Thursday, April 4, 2013

Nature and Nurture

This week we talked about Nature and Nurture and we also watched a movie on child neglect. I was mind boggled when I saw the sizes of a neglected child's brain and one that wasn't neglected. I usually thought that the brain would just grow no matter what impacted us but I was proven wrong. The children that were neglected had a significantly smaller and less filled brain than those who weren't neglected.

It was really interesting to me how chewing food and the different kinds of food was learned. You'd think that we'd already know how to chew and understand that it's ok to swallow larger sizes of food. I use to think that when parents make the weird funny face when feeding their kids were just weird, it made me think that the baby's would actually be imitating what the parents are doing. It looks silly to an outsider but it's actually helpful. Also this way the baby is interacting with their parents in a loving way.
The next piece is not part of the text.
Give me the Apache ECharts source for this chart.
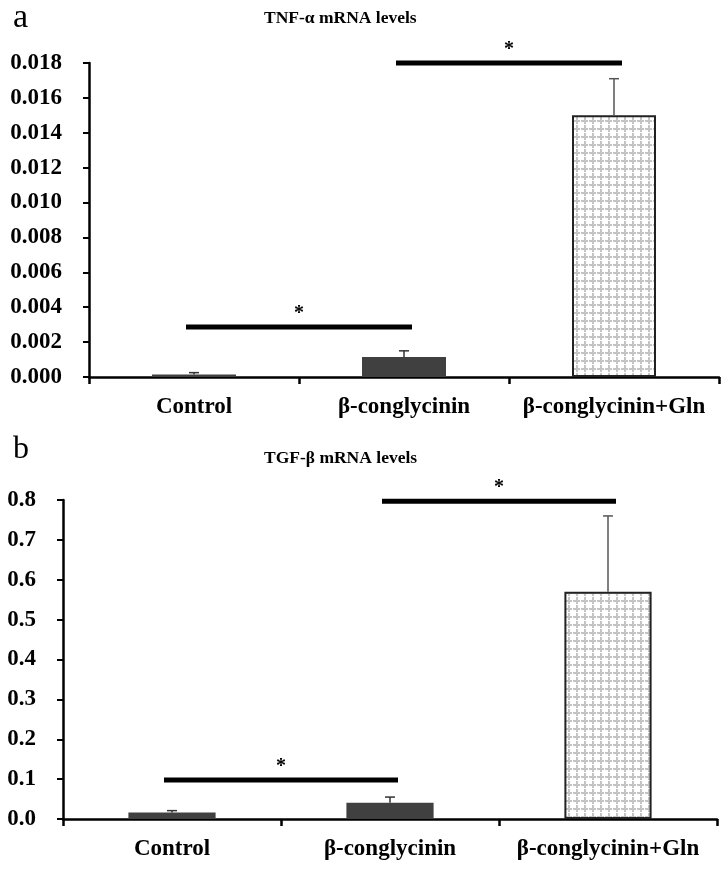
<!DOCTYPE html>
<html>
<head>
<meta charset="utf-8">
<script src="https://cdn.jsdelivr.net/npm/echarts@6/dist/echarts.min.js"></script>
<style>
html,body{margin:0;padding:0;background:#fff;}
#chart{width:727px;height:869px;}
</style>
</head>
<body>
<div id="chart"></div>
<script>
// ---- data ----
var categories = ['Control', 'β-conglycinin', 'β-conglycinin+Gln'];
var tnfMeans = [0.00015, 0.00115, 0.0150];
var tnfErrors = [0.0001, 0.00035, 0.0021];
var tgfMeans = [0.016, 0.041, 0.57];
var tgfErrors = [0.005, 0.014, 0.19];
// significance brackets: [fromCategory, toCategory, height]
var tnfSig = [[0, 1, 0.00287], [1, 2, 0.018]];
var tgfSig = [[0, 1, 0.098], [1, 2, 0.797]];
var tnfTicks = { min: 0, max: 0.018, interval: 0.002, decimals: 3 };
var tgfTicks = { min: 0, max: 0.8, interval: 0.1, decimals: 1 };
var titles = ['TNF-α mRNA levels', 'TGF-β mRNA levels'];
var panelLabels = ['a', 'b'];

// ---- styles ----
var SERIF = "'Liberation Serif','Times New Roman',serif";
var DARK = '#404040';

var pc = document.createElement('canvas');
pc.width = 8; pc.height = 8;
var pctx = pc.getContext('2d');
pctx.fillStyle = '#ffffff'; pctx.fillRect(0, 0, 8, 8);
pctx.fillStyle = '#c4c4c4';
pctx.fillRect(0, 0, 8, 2);
pctx.fillRect(0, 0, 2, 8);
pctx.fillStyle = '#ffffff';
pctx.fillRect(4, 0, 1, 2);
pctx.fillRect(0, 4, 2, 1);

function barData(means) {
  return means.map(function (v, i) {
    if (i === 2) {
      return { value: v, itemStyle: { color: { image: pc, repeat: 'repeat' }, borderColor: '#222', borderWidth: 2 } };
    }
    return { value: v, itemStyle: { color: DARK } };
  });
}
function errData(means, errs) {
  return means.map(function (v, i) { return [i, v, v + errs[i]]; });
}

function errRender(params, api) {
  var i = api.value(0);
  var top = api.coord([i, api.value(2)]);
  var base = api.coord([i, api.value(1)]);
  var col = i === 2 ? '#555' : '#333';
  return {
    type: 'group',
    children: [
      { type: 'line', shape: { x1: top[0], y1: base[1], x2: top[0], y2: top[1] }, style: { stroke: col, lineWidth: 1.5 } },
      { type: 'line', shape: { x1: top[0] - 5, y1: top[1], x2: top[0] + 5, y2: top[1] }, style: { stroke: col, lineWidth: 1.5 } }
    ]
  };
}
function sigRender(params, api) {
  var a = api.coord([api.value(0), api.value(2)]);
  var b = api.coord([api.value(1), api.value(2)]);
  var x1 = a[0] - 8, x2 = b[0] + 8;
  return {
    type: 'group',
    children: [
      { type: 'line', shape: { x1: x1, y1: a[1], x2: x2, y2: a[1] }, style: { stroke: '#000', lineWidth: 5 } },
      { type: 'text', style: { text: '*', x: (x1 + x2) / 2, y: a[1] - 3, align: 'center', verticalAlign: 'bottom', font: 'bold 20px ' + SERIF, fill: '#000' } }
    ]
  };
}

function yAxis(idx, t) {
  return {
    type: 'value', gridIndex: idx, min: t.min, max: t.max, interval: t.interval,
    axisLine: { show: true, lineStyle: { color: '#000', width: 2.5 } },
    axisTick: { show: true, length: 6, lineStyle: { color: '#000', width: 2 } },
    splitLine: { show: false },
    axisLabel: {
      margin: 27, color: '#000', fontFamily: SERIF, fontWeight: 'bold', fontSize: 23,
      formatter: function (v) { return v.toFixed(t.decimals); }
    }
  };
}
function xAxis(idx) {
  return {
    type: 'category', gridIndex: idx, data: categories,
    axisLine: { show: true, lineStyle: { color: '#000', width: 2.5 } },
    axisTick: { show: true, length: 7, lineStyle: { color: '#000', width: 2.5 } },
    axisLabel: { margin: 19, color: '#000', fontFamily: SERIF, fontWeight: 'bold', fontSize: 23, interval: 0 }
  };
}

var chart = echarts.init(document.getElementById('chart'), null, { renderer: 'canvas' });
chart.setOption({
  animation: false,
  backgroundColor: '#fff',
  title: [
    { text: titles[0], left: 259, top: 4, textStyle: { fontFamily: SERIF, fontWeight: 'bold', fontSize: 17.5, color: '#000' } },
    { text: titles[1], left: 259, top: 444, textStyle: { fontFamily: SERIF, fontWeight: 'bold', fontSize: 17.5, color: '#000' } },
    { text: panelLabels[0], left: 8, top: -4, textStyle: { fontFamily: SERIF, fontWeight: 'normal', fontSize: 34, color: '#000' } },
    { text: panelLabels[1], left: 8, top: 429, textStyle: { fontFamily: SERIF, fontWeight: 'normal', fontSize: 32, color: '#000' } }
  ],
  grid: [
    { left: 89, top: 63, width: 630, height: 314 },
    { left: 63, top: 500, width: 654, height: 319 }
  ],
  xAxis: [xAxis(0), xAxis(1)],
  yAxis: [yAxis(0, tnfTicks), yAxis(1, tgfTicks)],
  series: [
    { type: 'bar', xAxisIndex: 0, yAxisIndex: 0, barWidth: '40%', data: barData(tnfMeans) },
    { type: 'custom', xAxisIndex: 0, yAxisIndex: 0, renderItem: errRender, data: errData(tnfMeans, tnfErrors), z: 5 },
    { type: 'custom', xAxisIndex: 0, yAxisIndex: 0, renderItem: sigRender, data: tnfSig, clip: false, z: 6 },
    { type: 'bar', xAxisIndex: 1, yAxisIndex: 1, barWidth: '40%', data: barData(tgfMeans) },
    { type: 'custom', xAxisIndex: 1, yAxisIndex: 1, renderItem: errRender, data: errData(tgfMeans, tgfErrors), z: 5 },
    { type: 'custom', xAxisIndex: 1, yAxisIndex: 1, renderItem: sigRender, data: tgfSig, clip: false, z: 6 }
  ]
});
</script>
</body>
</html>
We're born with genes and certain traits, but the rest is all influenced from our environment. The minute we are taken out of our mothers womb we are being influenced by our surroundings. This made me think about crying. We would cry if we were hurt, but then we would have to know what feelings we feel would be right for crying. We wouldn't know if we have to cry or respond to a certain feeling if we weren't taught or if we never observed it.

This led to me think if were to touch something hot or cold, would we react involuntarily? Or do we act voluntarily because we've done it so much from early age?
Danielle didn't know how to respond exactly when she fell down and scraped her knee. Would we be like that as well if we weren't taught to cry in that situation?

I really liked this lesson because it really got me thinking about what kind of person we would turn out if we received little love or lots of love. There are a lot of what ifs. For those that were raised by animals, did they understand how to communicate with them? So curious.